# [PROBLEM DETAILS]
Repeat the listing word for word. No pictures belong in the copy.

# [RAW DATA]

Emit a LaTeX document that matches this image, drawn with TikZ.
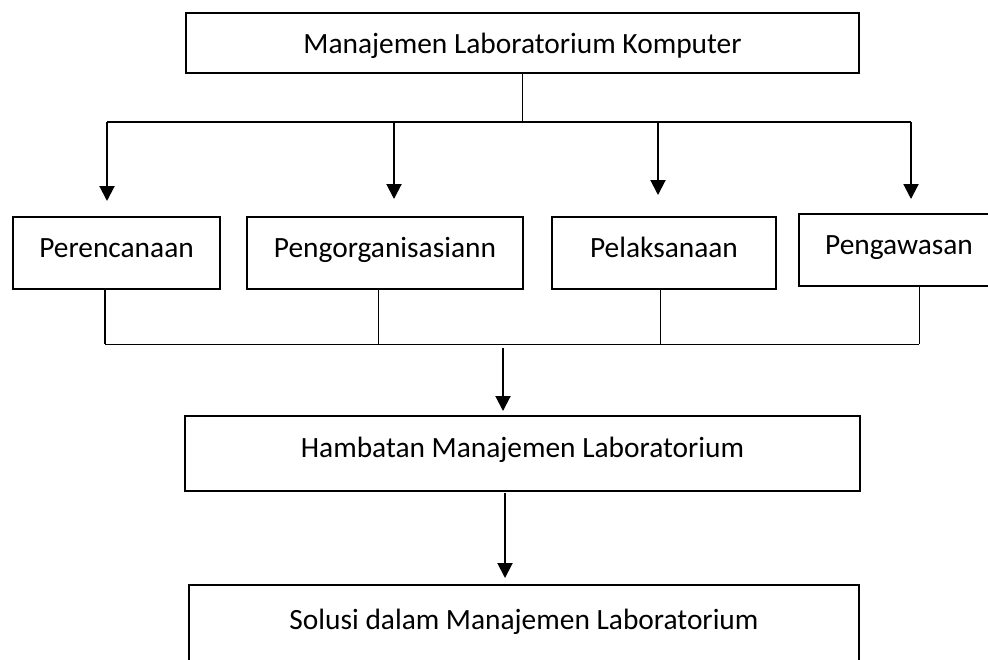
\documentclass[tikz,border=0pt]{standalone}
\usepackage{fontspec}
\setmainfont{Carlito}
\usetikzlibrary{arrows.meta}
\tikzset{
  kotak/.style={draw, line width=1pt, inner sep=0pt, minimum height=36pt,
    font=\fontsize{14.7}{18}\selectfont, text height=10.5pt, text depth=6.5pt},
  panah/.style={-{Triangle[width=7.5pt,length=7.5pt]}, line width=1pt},
  garis/.style={line width=0.5pt},
}
\begin{document}
\begin{tikzpicture}[x=0.5pt,y=-0.5pt]
\useasboundingbox (0,0) rectangle (988,659);
\node[kotak,minimum width=336.5pt,minimum height=30pt,text height=10pt,text depth=0pt] (mlk) at (522.5,43) {Manajemen Laboratorium Komputer};
\node[kotak,minimum width=103.5pt] (per) at (116.5,253) {Perencanaan};
\node[kotak,minimum width=138pt] (org) at (385,253) {Pengorganisasiann};
\node[kotak,minimum width=112pt] (pel) at (664,253) {Pelaksanaan};
\node[kotak,minimum width=100pt] (pen) at (899,250) {Pengawasan};
\node[kotak,minimum width=337.5pt,minimum height=37.5pt] (ham) at (522.5,453.5) {Hambatan Manajemen Laboratorium};
\node[kotak,minimum width=335pt,minimum height=40pt] (sol) at (524,625) {Solusi dalam Manajemen Laboratorium};
% cabang atas
\coordinate (a1) at (107,122);
\coordinate (a2) at (394,122);
\coordinate (a3) at (658,122);
\coordinate (a4) at (911,122);
\draw[garis] (mlk.south) -- (mlk.south |- a1);
\draw[line width=1pt] (a1) -- (a4);
\draw[panah,shorten >=7.5pt] (a1) -- (a1 |- per.north);
\draw[panah,shorten >=8.5pt] (a2) -- (a2 |- org.north);
\draw[panah,shorten >=10.5pt] (a3) -- (a3 |- pel.north);
\draw[panah,shorten >=7pt] (a4) -- (a4 |- pen.north);
% cabang bawah
\coordinate (b1) at (105,344);
\coordinate (b2) at (378,344);
\coordinate (b3) at (660,344);
\coordinate (b4) at (919,344);
\draw[line width=1pt] (b1 |- per.south) -- (b1);
\draw[garis] (b2 |- org.south) -- (b2);
\draw[garis] (b3 |- pel.south) -- (b3);
\draw[garis] (b4 |- pen.south) -- (b4);
\draw[garis] (b1) -- (b4);
\coordinate (c1) at (503,348);
\coordinate (c2) at (505,493);
\draw[panah,shorten >=2pt] (c1) -- (c1 |- ham.north);
\draw[panah,shorten >=3pt] (c2) -- (c2 |- sol.north);
\end{tikzpicture}
\end{document}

# [EXPECTED ANSWER]
Emit a LaTeX document that matches this image, drawn with TikZ.
\documentclass[tikz,border=0pt]{standalone}
\usepackage{fontspec}
\setmainfont{Carlito}
\usetikzlibrary{arrows.meta}
\tikzset{
  kotak/.style={draw, line width=1pt, inner sep=0pt, minimum height=36pt,
    font=\fontsize{14.7}{18}\selectfont, text height=10.5pt, text depth=6.5pt},
  panah/.style={-{Triangle[width=7.5pt,length=7.5pt]}, line width=1pt},
  garis/.style={line width=0.5pt},
}
\begin{document}
\begin{tikzpicture}[x=0.5pt,y=-0.5pt]
\useasboundingbox (0,0) rectangle (988,659);
\node[kotak,minimum width=336.5pt,minimum height=30pt,text height=10pt,text depth=0pt] (mlk) at (522.5,43) {Manajemen Laboratorium Komputer};
\node[kotak,minimum width=103.5pt] (per) at (116.5,253) {Perencanaan};
\node[kotak,minimum width=138pt] (org) at (385,253) {Pengorganisasiann};
\node[kotak,minimum width=112pt] (pel) at (664,253) {Pelaksanaan};
\node[kotak,minimum width=100pt] (pen) at (899,250) {Pengawasan};
\node[kotak,minimum width=337.5pt,minimum height=37.5pt] (ham) at (522.5,453.5) {Hambatan Manajemen Laboratorium};
\node[kotak,minimum width=335pt,minimum height=40pt] (sol) at (524,625) {Solusi dalam Manajemen Laboratorium};
% cabang atas
\coordinate (a1) at (107,122);
\coordinate (a2) at (394,122);
\coordinate (a3) at (658,122);
\coordinate (a4) at (911,122);
\draw[garis] (mlk.south) -- (mlk.south |- a1);
\draw[line width=1pt] (a1) -- (a4);
\draw[panah,shorten >=7.5pt] (a1) -- (a1 |- per.north);
\draw[panah,shorten >=8.5pt] (a2) -- (a2 |- org.north);
\draw[panah,shorten >=10.5pt] (a3) -- (a3 |- pel.north);
\draw[panah,shorten >=7pt] (a4) -- (a4 |- pen.north);
% cabang bawah
\coordinate (b1) at (105,344);
\coordinate (b2) at (378,344);
\coordinate (b3) at (660,344);
\coordinate (b4) at (919,344);
\draw[line width=1pt] (b1 |- per.south) -- (b1);
\draw[garis] (b2 |- org.south) -- (b2);
\draw[garis] (b3 |- pel.south) -- (b3);
\draw[garis] (b4 |- pen.south) -- (b4);
\draw[garis] (b1) -- (b4);
\coordinate (c1) at (503,348);
\coordinate (c2) at (505,493);
\draw[panah,shorten >=2pt] (c1) -- (c1 |- ham.north);
\draw[panah,shorten >=3pt] (c2) -- (c2 |- sol.north);
\end{tikzpicture}
\end{document}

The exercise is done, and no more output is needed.